Uganda-Kampala, Midland Orphanage, December 2013. İHH/Flickr. Creative Commons.

On a recent flight from Amsterdam to Nairobi, I was wedged into a seat next to a chatty young man. He told me he worked at a group home for severely disabled children in Wales and was going on a holiday safari. He asked the purpose of my trip, so I told him I was doing research on orphans and child protection.

“Oh, we’re visiting an orphanage on our safari!” he said excitedly.

Oh boy. Our flight had just begun, so I figured I had eight hours to make him think through the irony of what he had just said: “You said you work at a children’s home, correct?”

He nodded yes, eyebrows still raised in excitement.

“Would the home where you work allow a busload of tourists to pull up and spend the day hugging the children for selfies to post on Facebook?”
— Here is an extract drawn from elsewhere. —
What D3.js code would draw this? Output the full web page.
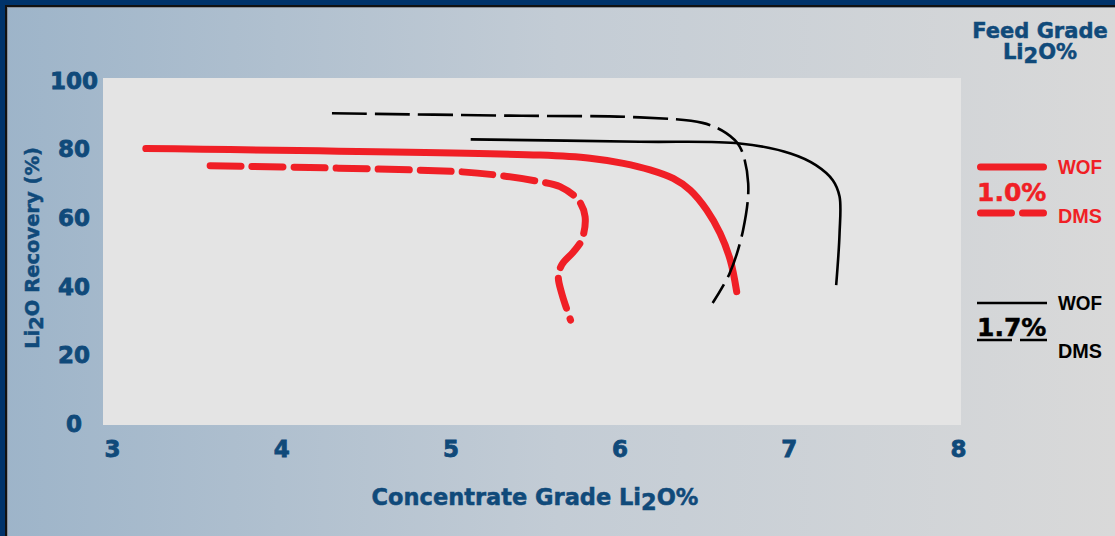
<!DOCTYPE html>
<html>
<head>
<meta charset="utf-8">
<script src="https://cdn.jsdelivr.net/npm/d3@7"></script>
<style>
	body { margin: 0; background: #d9d9d9; }
	svg { display: block; }
	.tick-label { font-family: 'DejaVu Sans', sans-serif; font-weight: bold; font-size: 23px; fill: #104a7a; stroke: #104a7a; stroke-width: 0.8px; }
	.axis-label { font-family: 'DejaVu Sans', sans-serif; font-weight: bold; fill: #104a7a; stroke: #104a7a; stroke-width: 0.5px; }
	.legend-tag { font-family: 'Liberation Sans', sans-serif; font-weight: bold; font-size: 21px; }
	.legend-grade { font-family: 'DejaVu Sans', sans-serif; font-weight: bold; font-size: 25px; stroke-width: 0.5px; }
</style>
</head>
<body>
<div id="chart"></div>
<script>
// tick labels
const xTicks = [3, 4, 5, 6, 7, 8];
const yTicks = [0, 20, 40, 60, 80, 100];

// legend
const feedGrades = ['1.0%', '1.7%'];
const circuits = ['WOF', 'DMS'];

// 1.0% feed, WOF
const wof10Grade = [3.20, 5.53, 5.825, 6.022, 6.18, 6.317, 6.417, 6.515, 6.594, 6.654, 6.692];
const wof10Recovery = [80.0, 78.1, 77.2, 75.7, 73.8, 71.3, 67.9, 62.1, 55.3, 47.5, 38.3];

// 1.0% feed, DMS
const dms10Grade = [3.58, 5.04, 5.27, 5.53, 5.648, 5.756, 5.796, 5.776, 5.727, 5.658, 5.638, 5.658, 5.71];
const dms10Recovery = [75.0, 73.3, 72.3, 70.35, 68.9, 65.0, 60.15, 53.35, 49.9, 46.1, 42.65, 37.8, 30.0];

// 1.7% feed, WOF
const wof17Grade = [5.12, 6.12, 6.71, 7.01, 7.16, 7.26, 7.30, 7.30, 7.28];
const wof17Recovery = [82.7, 82.0, 81.5, 78.6, 75.2, 70.8, 66.0, 55.3, 40.2];

// 1.7% feed, DMS
const dms17Grade = [4.30, 5.35, 6.12, 6.49, 6.63, 6.71, 6.76, 6.73, 6.65, 6.55];
const dms17Recovery = [90.3, 89.6, 89.1, 87.5, 84.5, 80.6, 69.9, 56.3, 43.6, 35.0];

const width = 1115;
const height = 536;
const red = '#f01f26';

const styles = {
	'1.0%': { color: red, width: 7, cap: 'round', dash: '31,11' },
	'1.7%': { color: '#000', width: 2.6, cap: 'butt', dash: '35,8' }
};

const series = [
	{ grade: '1.0%', circuit: 'WOF', xs: wof10Grade, ys: wof10Recovery },
	{ grade: '1.0%', circuit: 'DMS', xs: dms10Grade, ys: dms10Recovery },
	{ grade: '1.7%', circuit: 'WOF', xs: wof17Grade, ys: wof17Recovery },
	{ grade: '1.7%', circuit: 'DMS', xs: dms17Grade, ys: dms17Recovery }
];

const svg = d3.select('#chart').append('svg')
	.attr('width', width)
	.attr('height', height);

// background gradient
const defs = svg.append('defs');
const grad = defs.append('linearGradient')
	.attr('id', 'bg')
	.attr('x1', 0).attr('x2', 1).attr('y1', 0).attr('y2', 0);
grad.append('stop').attr('offset', '0%').attr('stop-color', '#9db4c9');
grad.append('stop').attr('offset', '50%').attr('stop-color', '#c3ccd5');
grad.append('stop').attr('offset', '100%').attr('stop-color', '#d9d9d9');

svg.append('rect')
	.attr('width', width)
	.attr('height', height)
	.attr('fill', 'url(#bg)');

// frame on top and left
svg.append('rect').attr('width', width).attr('height', 5).attr('fill', '#00336a');
svg.append('rect').attr('width', 5).attr('height', height).attr('fill', '#00336a');
svg.append('rect').attr('x', 5).attr('y', 5).attr('width', width).attr('height', 2).attr('fill', '#111');
svg.append('rect').attr('x', 5).attr('y', 5).attr('width', 2).attr('height', height).attr('fill', '#111');
svg.append('rect').attr('x', 7).attr('y', 7).attr('width', width).attr('height', 1).attr('fill', '#8a8f96');
svg.append('rect').attr('x', 7).attr('y', 7).attr('width', 1).attr('height', height).attr('fill', '#8a8f96');

// scales
const x = d3.scaleLinear()
	.domain([3, 8])
	.range([112, 958]);
const y = d3.scaleLinear()
	.domain([0, 100])
	.range([423, 80]);

// plot area
svg.append('rect')
	.attr('x', x(3) - 9)
	.attr('y', y(100) - 2)
	.attr('width', x(8) - x(3) + 12)
	.attr('height', y(0) - y(100) + 4)
	.attr('fill', '#e4e4e4');

// axes
const xAxisG = svg.append('g')
	.attr('transform', 'translate(0, 449)')
	.call(d3.axisBottom(x).tickValues(xTicks).tickSize(0).tickPadding(0).tickFormat(d3.format('d')));
const yAxisG = svg.append('g')
	.attr('transform', 'translate(74, 0)')
	.call(d3.axisLeft(y).tickValues(yTicks).tickSize(0).tickPadding(0));
[xAxisG, yAxisG].forEach(g => {
	g.select('.domain').remove();
	g.selectAll('text')
		.attr('class', 'tick-label')
		.attr('fill', null)
		.attr('font-size', null)
		.attr('font-family', null)
		.attr('text-anchor', 'middle')
		.attr('x', 0)
		.attr('y', 0)
		.attr('dy', '0.36em');
});

// axis labels
const xLabel = svg.append('text')
	.attr('class', 'axis-label')
	.attr('x', (x(3) + x(8)) / 2)
	.attr('y', 505)
	.attr('text-anchor', 'middle')
	.style('font-size', '22.5px');
xLabel.append('tspan').text('Concentrate Grade Li');
xLabel.append('tspan').attr('dy', 5).text('2');
xLabel.append('tspan').attr('dy', -5).text('O%');

const yLabel = svg.append('text')
	.attr('class', 'axis-label')
	.attr('transform', 'translate(39, 248) rotate(-90)')
	.attr('text-anchor', 'middle')
	.style('font-size', '19.5px');
yLabel.append('tspan').text('Li');
yLabel.append('tspan').attr('dy', 4).text('2');
yLabel.append('tspan').attr('dy', -4).text('O Recovery (%)');

// curves
const line = d3.line()
	.x(d => x(d[0]))
	.y(d => y(d[1]))
	.curve(d3.curveCatmullRom.alpha(0.5));

svg.selectAll('.series')
	.data(series)
	.enter().append('path')
		.attr('class', 'series')
		.attr('d', d => line(d.xs.map((v, i) => [v, d.ys[i]])))
		.attr('fill', 'none')
		.attr('stroke', d => styles[d.grade].color)
		.attr('stroke-width', d => styles[d.grade].width)
		.attr('stroke-linecap', d => styles[d.grade].cap)
		.attr('stroke-linejoin', 'round')
		.attr('stroke-dasharray', d => d.circuit === 'DMS' ? styles[d.grade].dash : null);

// legend
const legendX = 977;
svg.append('text')
	.attr('class', 'axis-label')
	.attr('x', 1040)
	.attr('y', 38)
	.attr('text-anchor', 'middle')
	.style('font-size', '21px')
	.text('Feed Grade');
const titleLi = svg.append('text')
	.attr('class', 'axis-label')
	.attr('x', 1040)
	.attr('y', 59)
	.attr('text-anchor', 'middle')
	.style('font-size', '21px');
titleLi.append('tspan').text('Li');
titleLi.append('tspan').attr('dy', 4).text('2');
titleLi.append('tspan').attr('dy', -4).text('O%');

const legendTops = [167, 303];
feedGrades.forEach((fg, gi) => {
	const st = styles[fg];
	const top = legendTops[gi];
	const g = svg.append('g').attr('transform', `translate(0, ${top})`);
	circuits.forEach((c, ci) => {
		const ly = ci === 0 ? 0 : (gi === 0 ? 46 : 37);
		const inset = st.cap === 'round' ? st.width / 2 : 0;
		g.append('line')
			.attr('x1', legendX + inset)
			.attr('x2', legendX + 70 - inset)
			.attr('y1', ly)
			.attr('y2', ly)
			.attr('stroke', st.color)
			.attr('stroke-width', st.width)
			.attr('stroke-linecap', st.cap)
			.attr('stroke-dasharray', c === 'DMS' ? st.dash : null);
		g.append('text')
			.attr('class', 'legend-tag')
			.attr('x', legendX + 81)
			.attr('y', ci === 0 ? -1 : (gi === 0 ? 48 : 47))
			.attr('dy', '0.36em')
			.attr('textLength', 44)
			.attr('lengthAdjust', 'spacingAndGlyphs')
			.attr('fill', st.color)
			.text(c);
	});
	g.append('text')
		.attr('class', 'legend-grade')
		.attr('x', legendX)
		.attr('y', gi === 0 ? 25 : 24)
		.attr('dy', '0.36em')
		.attr('fill', st.color)
		.attr('stroke', st.color)
		.text(fg);
});
</script>
</body>
</html>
His eyebrows dropped into puzzlement. “Actually,” he replied, “we don’t even let the plumber in without a background check—and only then when the children are away on an outing.”

“So, what are you doing visiting an orphanage as a tourist??”

After discussing the many ways this jeopardises child protection and potentially worsens children’s attachment issues, as they get abandoned again and again by volunteers with whom they bond, he asked, “So you think I shouldn’t go to the orphanage, huh?”

What accounts for such cognitive dissonance between the protection of children at home and abroad?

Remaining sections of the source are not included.